▸ **YOUR INSTRUCTIONS**
For the listing below, give the number of lines in which "with" occurs. Add nothing.

** BEGIN DATASET CONTENT **

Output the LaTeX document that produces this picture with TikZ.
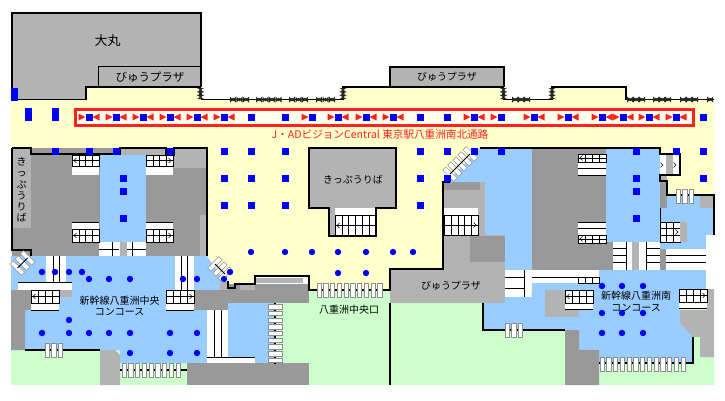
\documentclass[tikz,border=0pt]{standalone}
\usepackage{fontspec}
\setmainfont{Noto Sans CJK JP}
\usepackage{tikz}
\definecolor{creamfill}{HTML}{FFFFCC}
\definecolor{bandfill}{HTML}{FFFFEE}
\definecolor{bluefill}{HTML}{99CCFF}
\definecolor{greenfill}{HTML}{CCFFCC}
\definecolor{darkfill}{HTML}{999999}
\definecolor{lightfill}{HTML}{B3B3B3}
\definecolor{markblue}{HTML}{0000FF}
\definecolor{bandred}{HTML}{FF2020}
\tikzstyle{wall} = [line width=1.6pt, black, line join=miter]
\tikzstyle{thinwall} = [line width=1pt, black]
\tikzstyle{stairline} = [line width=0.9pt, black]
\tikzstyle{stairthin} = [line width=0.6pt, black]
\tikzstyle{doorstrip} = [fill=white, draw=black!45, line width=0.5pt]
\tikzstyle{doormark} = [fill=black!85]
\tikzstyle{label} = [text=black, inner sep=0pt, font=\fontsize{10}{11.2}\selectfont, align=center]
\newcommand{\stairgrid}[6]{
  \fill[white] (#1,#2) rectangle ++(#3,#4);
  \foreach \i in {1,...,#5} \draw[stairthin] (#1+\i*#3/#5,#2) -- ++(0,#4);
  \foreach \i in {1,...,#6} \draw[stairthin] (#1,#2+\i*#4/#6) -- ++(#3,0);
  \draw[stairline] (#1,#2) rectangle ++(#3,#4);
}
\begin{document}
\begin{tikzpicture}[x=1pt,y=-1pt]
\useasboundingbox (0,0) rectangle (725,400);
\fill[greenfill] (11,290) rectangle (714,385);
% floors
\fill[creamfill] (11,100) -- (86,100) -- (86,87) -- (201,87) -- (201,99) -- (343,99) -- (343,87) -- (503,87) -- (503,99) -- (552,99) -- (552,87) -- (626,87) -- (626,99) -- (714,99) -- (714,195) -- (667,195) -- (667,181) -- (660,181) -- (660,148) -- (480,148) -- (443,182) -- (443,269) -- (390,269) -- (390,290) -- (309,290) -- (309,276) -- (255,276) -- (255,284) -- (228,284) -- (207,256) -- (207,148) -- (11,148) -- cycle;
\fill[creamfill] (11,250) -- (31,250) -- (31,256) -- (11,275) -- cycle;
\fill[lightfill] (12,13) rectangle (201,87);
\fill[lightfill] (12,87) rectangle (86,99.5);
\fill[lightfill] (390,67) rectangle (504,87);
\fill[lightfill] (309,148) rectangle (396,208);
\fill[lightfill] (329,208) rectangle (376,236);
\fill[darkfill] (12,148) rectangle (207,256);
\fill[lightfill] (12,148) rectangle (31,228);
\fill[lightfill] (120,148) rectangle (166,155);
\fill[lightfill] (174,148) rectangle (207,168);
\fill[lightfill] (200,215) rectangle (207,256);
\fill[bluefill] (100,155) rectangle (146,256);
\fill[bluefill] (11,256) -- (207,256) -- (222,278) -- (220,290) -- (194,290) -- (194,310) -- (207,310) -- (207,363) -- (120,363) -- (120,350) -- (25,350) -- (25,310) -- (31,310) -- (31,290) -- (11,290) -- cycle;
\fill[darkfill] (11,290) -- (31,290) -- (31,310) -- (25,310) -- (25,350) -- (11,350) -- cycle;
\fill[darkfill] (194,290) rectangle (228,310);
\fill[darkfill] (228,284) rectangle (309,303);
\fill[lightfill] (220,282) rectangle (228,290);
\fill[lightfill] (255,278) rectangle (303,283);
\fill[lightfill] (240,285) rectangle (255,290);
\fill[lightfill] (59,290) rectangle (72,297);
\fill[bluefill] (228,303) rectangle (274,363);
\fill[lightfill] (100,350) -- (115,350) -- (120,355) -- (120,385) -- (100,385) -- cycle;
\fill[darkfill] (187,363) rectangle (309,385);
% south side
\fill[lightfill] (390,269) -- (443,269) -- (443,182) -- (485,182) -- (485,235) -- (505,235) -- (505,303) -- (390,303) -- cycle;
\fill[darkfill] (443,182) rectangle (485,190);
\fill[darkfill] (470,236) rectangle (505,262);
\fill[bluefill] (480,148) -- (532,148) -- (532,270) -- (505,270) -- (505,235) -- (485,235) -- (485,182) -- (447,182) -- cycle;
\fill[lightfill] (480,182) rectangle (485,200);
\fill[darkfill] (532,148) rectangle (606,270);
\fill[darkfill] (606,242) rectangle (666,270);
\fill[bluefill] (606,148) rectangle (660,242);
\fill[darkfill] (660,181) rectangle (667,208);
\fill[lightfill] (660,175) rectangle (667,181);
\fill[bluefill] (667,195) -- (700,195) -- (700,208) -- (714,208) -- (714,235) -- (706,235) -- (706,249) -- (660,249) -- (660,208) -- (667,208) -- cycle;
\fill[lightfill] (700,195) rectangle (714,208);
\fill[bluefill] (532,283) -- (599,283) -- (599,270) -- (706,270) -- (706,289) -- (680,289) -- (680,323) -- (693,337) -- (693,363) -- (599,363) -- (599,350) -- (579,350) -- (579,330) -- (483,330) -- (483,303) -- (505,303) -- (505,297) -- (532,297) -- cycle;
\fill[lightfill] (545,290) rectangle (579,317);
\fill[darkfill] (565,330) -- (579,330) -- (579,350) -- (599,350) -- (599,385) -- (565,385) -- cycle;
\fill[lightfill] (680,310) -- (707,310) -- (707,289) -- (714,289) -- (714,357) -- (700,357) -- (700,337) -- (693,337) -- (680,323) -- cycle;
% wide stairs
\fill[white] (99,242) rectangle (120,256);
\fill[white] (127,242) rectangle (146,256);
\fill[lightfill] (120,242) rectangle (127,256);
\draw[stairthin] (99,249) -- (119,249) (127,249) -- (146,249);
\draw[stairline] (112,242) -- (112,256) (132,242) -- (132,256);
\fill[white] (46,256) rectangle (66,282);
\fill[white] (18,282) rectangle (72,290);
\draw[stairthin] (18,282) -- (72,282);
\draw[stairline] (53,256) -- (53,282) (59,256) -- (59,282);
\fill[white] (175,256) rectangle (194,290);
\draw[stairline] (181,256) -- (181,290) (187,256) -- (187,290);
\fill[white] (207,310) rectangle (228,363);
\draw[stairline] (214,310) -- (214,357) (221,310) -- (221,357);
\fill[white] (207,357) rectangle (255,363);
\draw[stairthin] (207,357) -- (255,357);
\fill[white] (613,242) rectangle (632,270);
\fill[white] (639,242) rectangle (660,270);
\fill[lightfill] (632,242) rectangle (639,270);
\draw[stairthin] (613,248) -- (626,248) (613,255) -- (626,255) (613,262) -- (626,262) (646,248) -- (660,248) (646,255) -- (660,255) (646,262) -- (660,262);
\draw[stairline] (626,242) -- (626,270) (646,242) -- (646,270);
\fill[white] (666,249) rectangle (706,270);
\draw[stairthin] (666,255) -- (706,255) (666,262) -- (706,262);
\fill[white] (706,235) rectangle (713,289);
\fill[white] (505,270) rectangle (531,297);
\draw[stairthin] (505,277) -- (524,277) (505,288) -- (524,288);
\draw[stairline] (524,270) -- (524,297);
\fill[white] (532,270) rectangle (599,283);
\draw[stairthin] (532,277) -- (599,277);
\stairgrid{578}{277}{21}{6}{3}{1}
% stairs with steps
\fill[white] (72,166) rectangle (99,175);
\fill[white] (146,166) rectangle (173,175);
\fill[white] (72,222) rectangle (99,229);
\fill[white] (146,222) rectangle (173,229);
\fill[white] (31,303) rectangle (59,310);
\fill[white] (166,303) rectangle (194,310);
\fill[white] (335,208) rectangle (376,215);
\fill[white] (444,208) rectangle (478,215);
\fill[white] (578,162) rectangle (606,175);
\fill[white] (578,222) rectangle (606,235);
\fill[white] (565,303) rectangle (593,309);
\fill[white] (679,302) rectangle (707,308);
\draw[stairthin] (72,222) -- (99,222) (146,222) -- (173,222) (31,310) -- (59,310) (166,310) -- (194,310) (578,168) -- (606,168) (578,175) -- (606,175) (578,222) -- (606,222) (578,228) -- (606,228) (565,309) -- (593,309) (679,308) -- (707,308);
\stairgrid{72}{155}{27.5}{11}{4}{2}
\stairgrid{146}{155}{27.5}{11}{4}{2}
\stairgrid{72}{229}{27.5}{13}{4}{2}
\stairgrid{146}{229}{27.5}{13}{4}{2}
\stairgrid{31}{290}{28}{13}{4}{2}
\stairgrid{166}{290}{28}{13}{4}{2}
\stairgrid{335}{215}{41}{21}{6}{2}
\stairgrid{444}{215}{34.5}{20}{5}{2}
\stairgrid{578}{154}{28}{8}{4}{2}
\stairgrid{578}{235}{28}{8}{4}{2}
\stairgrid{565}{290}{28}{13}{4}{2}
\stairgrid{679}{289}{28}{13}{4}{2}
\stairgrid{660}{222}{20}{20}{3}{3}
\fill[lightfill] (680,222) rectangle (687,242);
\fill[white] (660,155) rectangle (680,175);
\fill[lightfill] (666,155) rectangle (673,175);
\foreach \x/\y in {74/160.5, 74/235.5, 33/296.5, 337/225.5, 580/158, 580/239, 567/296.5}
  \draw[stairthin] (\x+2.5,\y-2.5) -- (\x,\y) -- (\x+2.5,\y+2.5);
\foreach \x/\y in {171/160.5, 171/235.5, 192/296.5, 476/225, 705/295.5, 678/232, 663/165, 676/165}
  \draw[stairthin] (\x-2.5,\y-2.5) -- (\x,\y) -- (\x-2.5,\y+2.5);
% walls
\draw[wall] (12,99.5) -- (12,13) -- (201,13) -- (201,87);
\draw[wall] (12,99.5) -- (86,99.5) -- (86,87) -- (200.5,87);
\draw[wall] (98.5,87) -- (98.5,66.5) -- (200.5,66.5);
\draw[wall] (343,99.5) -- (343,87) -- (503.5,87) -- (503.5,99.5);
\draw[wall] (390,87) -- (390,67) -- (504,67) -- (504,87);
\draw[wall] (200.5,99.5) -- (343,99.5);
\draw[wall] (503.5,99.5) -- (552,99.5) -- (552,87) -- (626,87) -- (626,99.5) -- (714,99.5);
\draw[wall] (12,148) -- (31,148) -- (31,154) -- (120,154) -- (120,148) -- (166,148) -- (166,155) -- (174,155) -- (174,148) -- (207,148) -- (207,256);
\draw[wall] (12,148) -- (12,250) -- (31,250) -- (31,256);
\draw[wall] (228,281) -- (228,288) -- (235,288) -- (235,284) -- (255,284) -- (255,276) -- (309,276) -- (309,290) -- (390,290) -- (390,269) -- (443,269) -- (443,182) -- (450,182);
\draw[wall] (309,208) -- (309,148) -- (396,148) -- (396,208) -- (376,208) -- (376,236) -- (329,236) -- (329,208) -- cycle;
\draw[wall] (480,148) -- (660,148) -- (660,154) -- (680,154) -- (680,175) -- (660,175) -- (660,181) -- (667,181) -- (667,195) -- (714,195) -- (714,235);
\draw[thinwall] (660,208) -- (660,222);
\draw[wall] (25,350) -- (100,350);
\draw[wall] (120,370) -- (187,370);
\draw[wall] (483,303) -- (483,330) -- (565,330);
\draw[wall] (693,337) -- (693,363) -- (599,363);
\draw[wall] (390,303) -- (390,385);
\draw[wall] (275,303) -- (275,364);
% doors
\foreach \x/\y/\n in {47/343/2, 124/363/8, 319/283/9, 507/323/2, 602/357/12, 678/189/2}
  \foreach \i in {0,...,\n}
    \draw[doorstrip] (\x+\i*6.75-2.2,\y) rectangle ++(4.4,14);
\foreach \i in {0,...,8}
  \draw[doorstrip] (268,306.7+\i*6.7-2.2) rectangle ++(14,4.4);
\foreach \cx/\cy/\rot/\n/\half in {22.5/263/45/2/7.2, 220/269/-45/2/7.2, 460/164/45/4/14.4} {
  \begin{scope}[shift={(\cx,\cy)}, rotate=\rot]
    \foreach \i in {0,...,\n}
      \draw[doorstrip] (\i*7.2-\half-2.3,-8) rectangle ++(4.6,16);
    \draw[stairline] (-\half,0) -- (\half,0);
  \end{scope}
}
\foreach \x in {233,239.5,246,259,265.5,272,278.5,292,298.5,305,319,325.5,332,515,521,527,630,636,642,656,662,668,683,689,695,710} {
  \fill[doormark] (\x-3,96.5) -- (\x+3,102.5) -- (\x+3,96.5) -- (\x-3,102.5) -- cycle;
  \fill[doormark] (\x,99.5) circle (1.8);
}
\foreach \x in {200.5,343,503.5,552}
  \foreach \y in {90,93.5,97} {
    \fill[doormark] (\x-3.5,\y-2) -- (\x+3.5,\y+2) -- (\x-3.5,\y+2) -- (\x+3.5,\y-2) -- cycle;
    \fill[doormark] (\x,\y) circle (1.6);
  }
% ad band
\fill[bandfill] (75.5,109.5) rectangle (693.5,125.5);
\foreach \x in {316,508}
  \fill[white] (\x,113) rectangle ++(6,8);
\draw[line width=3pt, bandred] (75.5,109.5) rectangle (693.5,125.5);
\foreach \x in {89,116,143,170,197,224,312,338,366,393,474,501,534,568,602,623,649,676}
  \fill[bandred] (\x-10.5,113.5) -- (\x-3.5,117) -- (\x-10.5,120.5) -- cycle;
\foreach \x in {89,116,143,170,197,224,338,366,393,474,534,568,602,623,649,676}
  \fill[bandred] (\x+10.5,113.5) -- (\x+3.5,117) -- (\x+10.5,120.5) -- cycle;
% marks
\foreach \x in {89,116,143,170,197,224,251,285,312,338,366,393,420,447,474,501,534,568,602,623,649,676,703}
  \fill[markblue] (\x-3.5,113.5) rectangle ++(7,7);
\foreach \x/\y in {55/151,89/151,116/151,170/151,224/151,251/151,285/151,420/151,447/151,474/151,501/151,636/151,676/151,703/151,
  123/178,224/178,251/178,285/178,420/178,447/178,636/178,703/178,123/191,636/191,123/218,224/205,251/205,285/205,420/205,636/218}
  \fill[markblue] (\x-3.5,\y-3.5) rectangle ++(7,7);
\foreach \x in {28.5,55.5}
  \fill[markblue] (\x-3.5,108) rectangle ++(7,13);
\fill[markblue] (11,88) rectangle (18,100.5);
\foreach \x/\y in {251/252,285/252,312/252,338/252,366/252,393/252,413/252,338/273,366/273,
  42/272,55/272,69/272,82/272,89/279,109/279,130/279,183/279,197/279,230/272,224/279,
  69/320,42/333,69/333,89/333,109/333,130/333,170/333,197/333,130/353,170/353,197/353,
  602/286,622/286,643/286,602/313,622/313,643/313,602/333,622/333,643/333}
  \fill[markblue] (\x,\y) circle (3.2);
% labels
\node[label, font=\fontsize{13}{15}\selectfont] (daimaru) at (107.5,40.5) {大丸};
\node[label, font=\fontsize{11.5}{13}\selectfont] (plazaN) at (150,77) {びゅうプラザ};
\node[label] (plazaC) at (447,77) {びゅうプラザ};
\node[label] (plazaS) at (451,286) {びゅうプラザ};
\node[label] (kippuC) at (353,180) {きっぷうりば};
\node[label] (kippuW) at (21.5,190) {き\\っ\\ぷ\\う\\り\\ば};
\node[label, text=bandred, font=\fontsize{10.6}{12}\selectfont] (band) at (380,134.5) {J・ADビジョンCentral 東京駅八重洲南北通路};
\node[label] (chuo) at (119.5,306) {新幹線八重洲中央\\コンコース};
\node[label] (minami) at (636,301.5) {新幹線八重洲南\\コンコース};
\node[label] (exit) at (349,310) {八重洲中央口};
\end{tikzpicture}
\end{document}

** END DATASET CONTENT **

▸ **COMPLETED TASK**
2